Fun post! I was 8 years old when that happened, and I don't recall it at all. I also don't recall the Vietnam war. I think my parents just didn't expose us to a lot of news. :) I admire your passion for outer space. I've never caught the 'bug' though. But, I do enjoy your sci-fi romances for sure! :)

Diane Burton said...

Hali, ours was big console TV, black & white. It was years before I saw the landing in color. We, too, talked about it for days.

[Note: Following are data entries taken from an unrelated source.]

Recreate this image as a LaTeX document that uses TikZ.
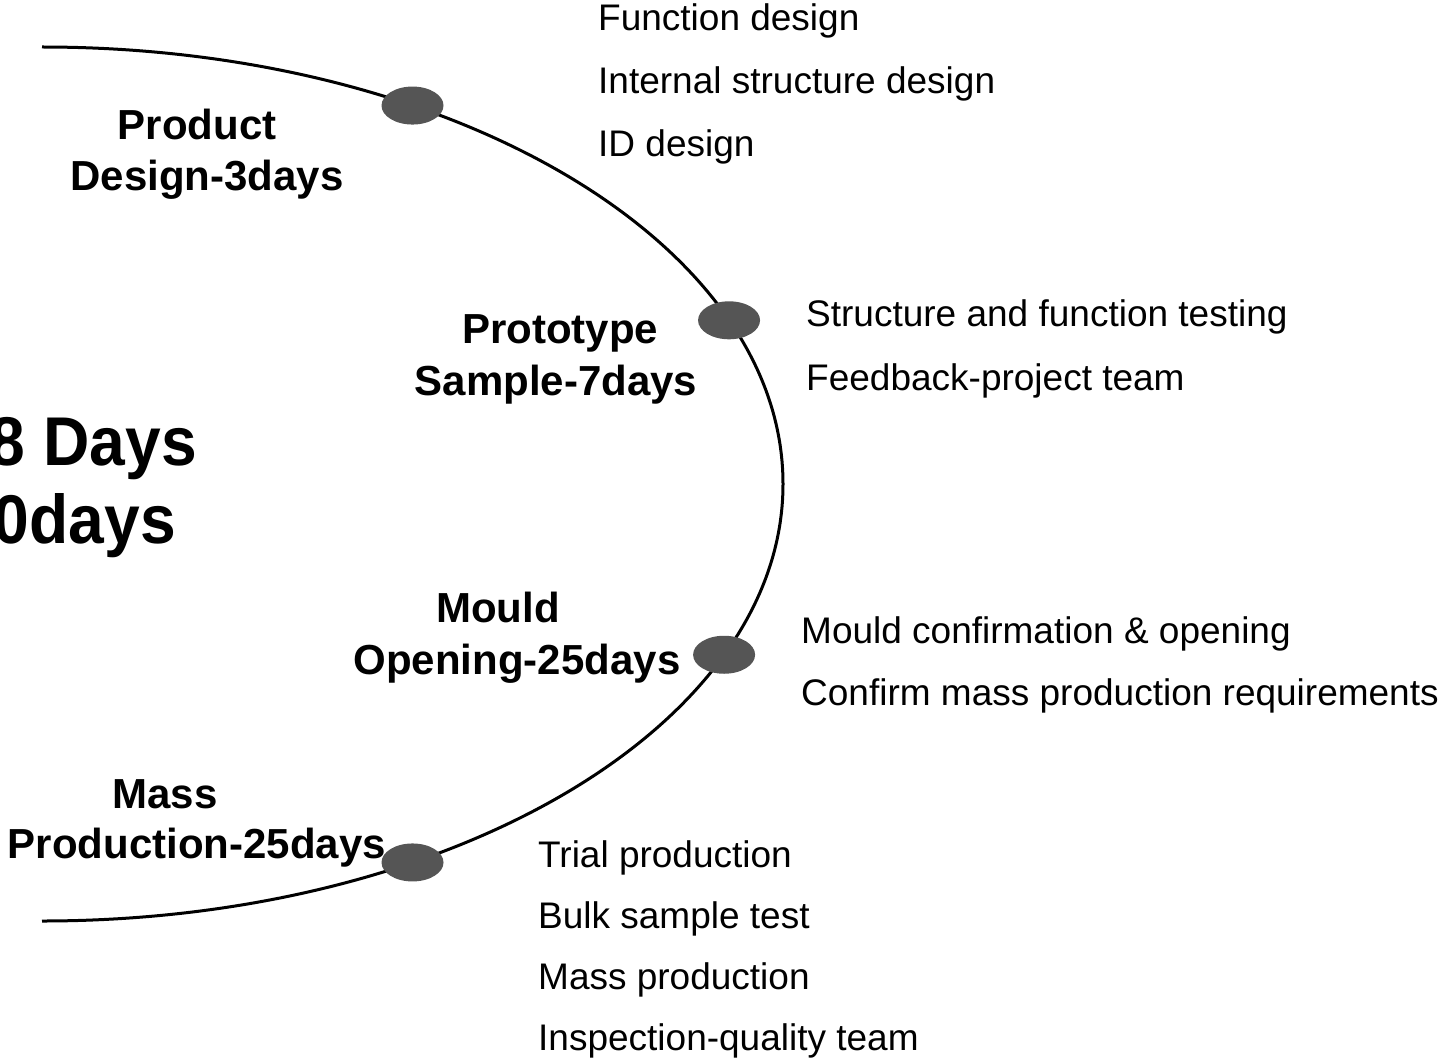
\documentclass[tikz,border=0pt]{standalone}
\usepackage{fontspec}
\setmainfont{Liberation Sans}
\usetikzlibrary{shapes.geometric}
\definecolor{dotgray}{RGB}{85,85,85}
\tikzset{
  milestone/.style={ellipse,fill=dotgray,minimum width=62pt,minimum height=38pt,inner sep=0pt},
  phase/.style={anchor=base,inner sep=0pt,font=\fontsize{42}{50}\selectfont\bfseries},
  task/.style={anchor=base west,inner sep=0pt,font=\fontsize{37}{44}\selectfont},
  total/.style={anchor=base east,inner sep=0pt,xscale=0.93,font=\fontsize{69}{80}\selectfont\bfseries}
}
\begin{document}
\begin{tikzpicture}[x=1pt,y=-1pt]
  \useasboundingbox (0,0) rectangle (1447,1059);
  \clip (0,0) rectangle (1447,1059);
  \coordinate (start) at (42,47);
  \draw[line width=3pt] (start) arc[start angle=-90,end angle=90,x radius=741,y radius=437] coordinate (finish);
  \path
    (42,484) ++(-60:741 and 437) node[milestone] (design){}
    (42,484) ++(-22:741 and 437) node[milestone] (sample){}
    (42,484) ++(23:741 and 437) node[milestone] (mould){}
    (42,484) ++(60:741 and 437) node[milestone] (mass){};
  % phase names
  \node[phase] (design1) at (197,140) {Product};
  \node[phase] (design2) at (207,191) {Design-3days};
  \node[phase] (sample1) at (560,343) {Prototype};
  \node[phase] (sample2) at (556,395) {Sample-7days};
  \node[phase] (mould1) at (498,622) {Mould};
  \node[phase] (mould2) at (517,674) {Opening-25days};
  \node[phase] (mass1) at (165,808) {Mass};
  \node[phase] (mass2) at (197,858) {Production-25days};
  % totals
  \node[total] (total1) at (197,465) {8 Days};
  \node[total] (total2) at (176,543) {0days};
  % tasks
  \node[task] (fd) at (598,31) {Function design};
  \node[task] (isd) at (598,94) {Internal structure design};
  \node[task] (idd) at (598,157) {ID design};
  \node[task] (sft) at (806,326) {Structure and function testing};
  \node[task] (fpt) at (806,390) {Feedback-project team};
  \node[task] (mco) at (801,643) {Mould confirmation \& opening};
  \node[task] (cmp) at (801,705) {Confirm mass production requirements};
  \node[task] (tp) at (538,867) {Trial production};
  \node[task] (bst) at (538,928) {Bulk sample test};
  \node[task] (mp) at (538,989) {Mass production};
  \node[task] (iqt) at (538,1050) {Inspection-quality team};
\end{tikzpicture}
\end{document}
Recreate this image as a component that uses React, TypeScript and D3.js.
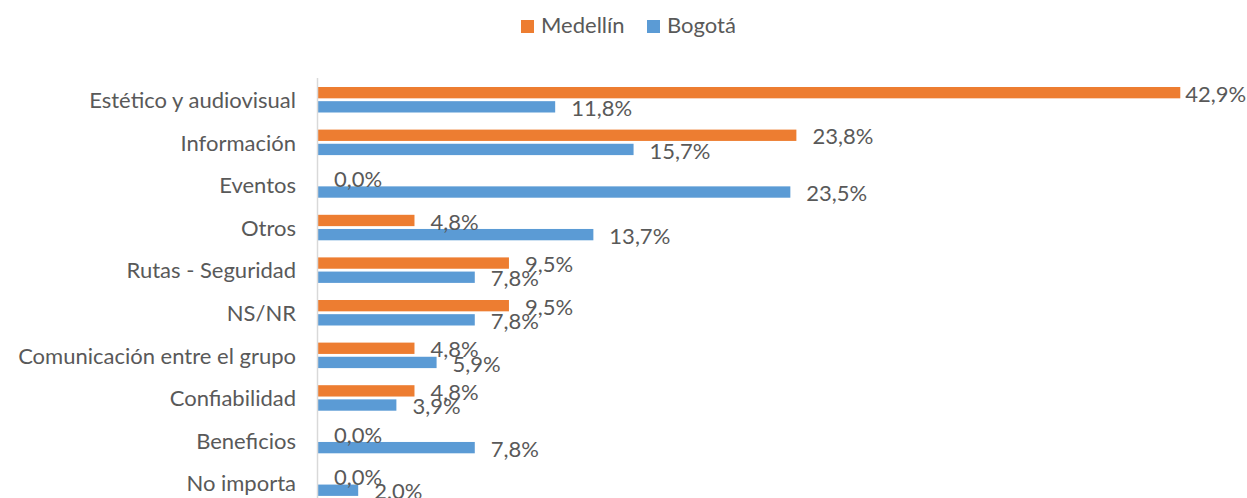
import React from 'react';
import * as d3 from 'd3';

const categories = [
  'Estético y audiovisual',
  'Información',
  'Eventos',
  'Otros',
  'Rutas - Seguridad',
  'NS/NR',
  'Comunicación entre el grupo',
  'Confiabilidad',
  'Beneficios',
  'No importa',
];
const medellin = [42.9, 23.8, 0.0, 4.8, 9.5, 9.5, 4.8, 4.8, 0.0, 0.0];
const bogota = [11.8, 15.7, 23.5, 13.7, 7.8, 7.8, 5.9, 3.9, 7.8, 2.0];
const seriesNames = ['Medellín', 'Bogotá'];
const seriesColors = ['#ED7D31', '#5B9BD5'];

const width = 1247;
const height = 498;
const font = 'Lato, "Noto Sans", sans-serif';
const fontSize = 22;
const textColor = '#595959';

const fmt = (v: number) => v.toFixed(1).replace('.', ',') + '%';

export default function App() {
  const x = d3.scaleLinear().domain([0, 45]).range([318, 318 + 45 * 20.1]);
  const y = d3.scaleBand<string>().domain(categories).range([78, 504]).paddingInner(0);
  const sub = d3.scaleBand<string>().domain(seriesNames).range([9, 34.5]).paddingInner(0.2);
  const data = [medellin, bogota];

  return (
    <svg width={width} height={height} style={{ position: 'absolute', left: 0, top: 0 }} fontFamily={font}>
      {/* legend */}
      <g fontSize={fontSize} fill={textColor}>
        <rect x={521} y={20} width={13} height={13} fill={seriesColors[0]} />
        <text x={541} y={33}>{seriesNames[0]}</text>
        <rect x={647} y={20} width={13} height={13} fill={seriesColors[1]} />
        <text x={667} y={33}>{seriesNames[1]}</text>
      </g>

      {/* bars */}
      {data.map((values, si) =>
        values.map((v, i) => (
          <rect
            key={`${si}-${i}`}
            x={x(0)}
            y={y(categories[i])! + sub(seriesNames[si])!}
            width={x(v) - x(0)}
            height={sub.bandwidth()}
            fill={seriesColors[si]}
          />
        ))
      )}

      {/* axis line */}
      <line x1={317.5} x2={317.5} y1={78} y2={504} stroke="#D9D9D9" strokeWidth={1.5} />

      {/* category labels */}
      <g fontSize={fontSize} fill={textColor} textAnchor="end">
        {categories.map((c) => (
          <text key={c} x={296} y={y(c)! + y.bandwidth() / 2 + 1} dy="0.35em">
            {c}
          </text>
        ))}
      </g>

      {/* value labels, the longest one pulled in to stay inside the chart */}
      <g fontSize={fontSize} fill={textColor}>
        {data.map((values, si) =>
          values.map((v, i) => {
            const lx = x(v) + 6 > 1100 ? x(v) + 5 : x(v) + 16;
            return (
              <text
                key={`l-${si}-${i}`}
                x={lx}
                y={y(categories[i])! + sub(seriesNames[si])! + sub.bandwidth() / 2 + 1.5}
                dy="0.35em"
              >
                {fmt(v)}
              </text>
            );
          })
        )}
      </g>
    </svg>
  );
}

Alicia, I think you were lucky not to be exposed to a lot of news, esp. the Vietnam War. That was a terrible time for our country. Still, the space stuff was great. Even if you don't care for sci-fi (like my sisters), I'm glad you like my stories, though. ;)

CJ Burright said...

I think all space travel is exciting! And's something I'm definitely not ready for, which makes me respect those astronauts that much more. Great post, Diane!

sorchiadubois said...

I never understood why we didn't go back sooner. I was led to believe by The Jetsons that I would be able to fly my car to a luxury vacation spot on the Moon by now! Interesting post!

Diane Burton said...

Hi, C.J. Scary is right. I'm not sure if I'd go. When I was younger, I would've jumped at the chance. As we've seen twice, going into space is dangerous. Astronauts die. A lot of respect for them, too.

Sorchia, it's so disappointing that we haven't gone back sooner. I want that flying car, too. Self-driving, of course. :)

Pamela S Thibodeaux said...

Sorry I'm late getting here!
Great post
Good luck and God's blessings

Crystal Collier said...

Personally, I'm good to keep my feet on the ground. My hubby loves the idea of space travel, but it has never been that attractive to me. Maybe it's the motion sickness? Unless they can automatically teleport me into space, it's not happening.

Nancy Gideon said...

LOVE space adventure but am too much of a coward to ever thing of boldly going myself. I'll continue to vicariously enough the trip through TV and, of course, through your books!!